▶ RECORDS PROVIDED
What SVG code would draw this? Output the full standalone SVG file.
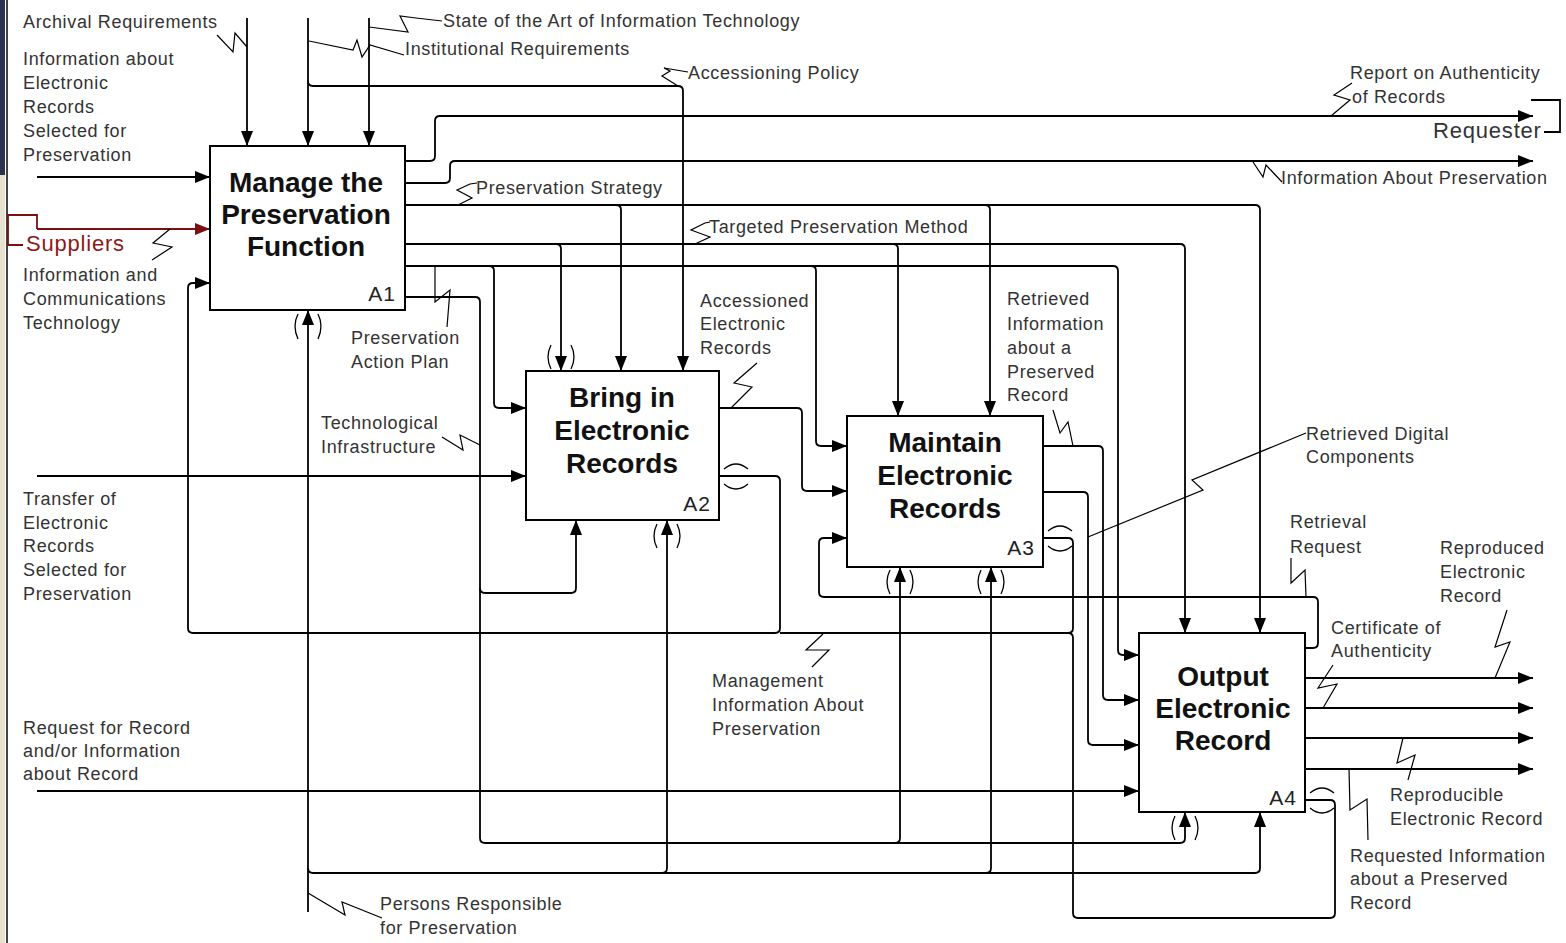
---
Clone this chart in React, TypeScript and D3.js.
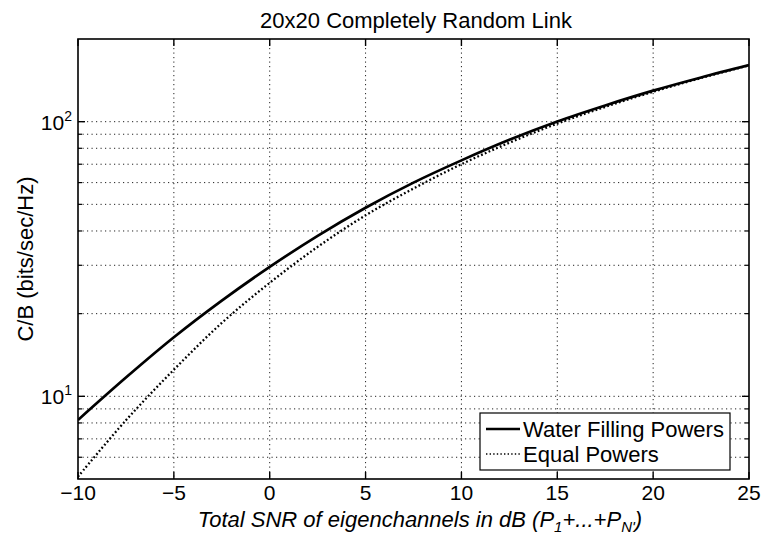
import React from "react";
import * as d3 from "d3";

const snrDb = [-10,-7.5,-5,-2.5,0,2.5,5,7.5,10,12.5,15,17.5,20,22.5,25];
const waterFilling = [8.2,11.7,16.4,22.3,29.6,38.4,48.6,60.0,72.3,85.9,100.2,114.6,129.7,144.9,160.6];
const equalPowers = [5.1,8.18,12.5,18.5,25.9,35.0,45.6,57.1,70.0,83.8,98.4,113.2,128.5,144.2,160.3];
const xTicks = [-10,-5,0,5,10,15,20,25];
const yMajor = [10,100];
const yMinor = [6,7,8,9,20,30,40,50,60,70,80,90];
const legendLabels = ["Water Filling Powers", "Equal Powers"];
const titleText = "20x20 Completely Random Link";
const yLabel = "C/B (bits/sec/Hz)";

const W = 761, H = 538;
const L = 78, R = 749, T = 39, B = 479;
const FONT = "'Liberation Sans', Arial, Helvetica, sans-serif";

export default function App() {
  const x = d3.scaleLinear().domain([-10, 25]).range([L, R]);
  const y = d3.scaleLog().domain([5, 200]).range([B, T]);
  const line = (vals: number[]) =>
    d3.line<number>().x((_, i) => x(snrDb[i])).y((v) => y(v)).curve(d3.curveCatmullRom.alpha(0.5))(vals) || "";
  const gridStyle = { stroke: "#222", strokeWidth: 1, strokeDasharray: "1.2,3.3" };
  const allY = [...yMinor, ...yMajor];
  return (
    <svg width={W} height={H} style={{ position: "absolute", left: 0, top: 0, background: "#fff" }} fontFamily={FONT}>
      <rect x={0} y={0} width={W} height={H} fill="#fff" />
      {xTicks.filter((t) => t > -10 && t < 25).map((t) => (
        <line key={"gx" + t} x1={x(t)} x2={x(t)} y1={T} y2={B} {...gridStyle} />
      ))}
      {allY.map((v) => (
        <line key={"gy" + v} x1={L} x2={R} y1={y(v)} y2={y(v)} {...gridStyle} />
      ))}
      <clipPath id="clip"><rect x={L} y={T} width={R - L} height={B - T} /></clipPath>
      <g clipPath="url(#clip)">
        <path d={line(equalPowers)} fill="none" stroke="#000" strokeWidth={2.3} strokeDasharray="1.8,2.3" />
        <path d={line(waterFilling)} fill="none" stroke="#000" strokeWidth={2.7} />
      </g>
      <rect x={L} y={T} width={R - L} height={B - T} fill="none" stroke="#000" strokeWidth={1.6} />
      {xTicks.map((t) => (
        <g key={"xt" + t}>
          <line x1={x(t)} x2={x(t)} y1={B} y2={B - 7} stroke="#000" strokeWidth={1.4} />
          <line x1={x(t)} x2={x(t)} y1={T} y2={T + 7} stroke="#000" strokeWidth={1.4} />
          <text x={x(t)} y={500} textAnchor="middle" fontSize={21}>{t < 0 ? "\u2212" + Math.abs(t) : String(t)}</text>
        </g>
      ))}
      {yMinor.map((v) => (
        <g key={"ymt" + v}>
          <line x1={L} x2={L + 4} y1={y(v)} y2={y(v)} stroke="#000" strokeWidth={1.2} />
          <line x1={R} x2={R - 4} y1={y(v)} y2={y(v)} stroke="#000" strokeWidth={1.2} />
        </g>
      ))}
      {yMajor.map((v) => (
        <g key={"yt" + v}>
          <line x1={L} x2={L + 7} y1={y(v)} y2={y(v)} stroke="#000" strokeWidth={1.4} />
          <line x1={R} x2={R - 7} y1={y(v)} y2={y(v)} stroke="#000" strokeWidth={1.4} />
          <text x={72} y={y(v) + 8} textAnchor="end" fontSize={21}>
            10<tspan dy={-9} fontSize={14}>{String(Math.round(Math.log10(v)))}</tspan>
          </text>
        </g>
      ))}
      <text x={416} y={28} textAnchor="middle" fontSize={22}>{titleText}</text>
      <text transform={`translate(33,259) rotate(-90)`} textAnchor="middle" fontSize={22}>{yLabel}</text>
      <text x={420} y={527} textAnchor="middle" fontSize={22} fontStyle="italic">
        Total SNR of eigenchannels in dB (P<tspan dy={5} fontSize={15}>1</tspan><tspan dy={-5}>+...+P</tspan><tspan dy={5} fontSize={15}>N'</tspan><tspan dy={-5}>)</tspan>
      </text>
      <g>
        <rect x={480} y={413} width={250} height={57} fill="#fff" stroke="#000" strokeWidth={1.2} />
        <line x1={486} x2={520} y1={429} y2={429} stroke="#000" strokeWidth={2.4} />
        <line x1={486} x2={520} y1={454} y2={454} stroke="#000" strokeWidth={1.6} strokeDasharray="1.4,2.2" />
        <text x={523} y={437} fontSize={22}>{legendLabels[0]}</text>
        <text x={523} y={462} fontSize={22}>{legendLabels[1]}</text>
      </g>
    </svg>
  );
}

▶ WHAT TO WORK ON
Repeat exactly the part that opens with the line containing "Clone this chart" and closes with the line containing "import * as". Include both end lines, and drop the pictures.

▶ SOLVED EXERCISE
Clone this chart in React, TypeScript and D3.js.
import React from "react";
import * as d3 from "d3";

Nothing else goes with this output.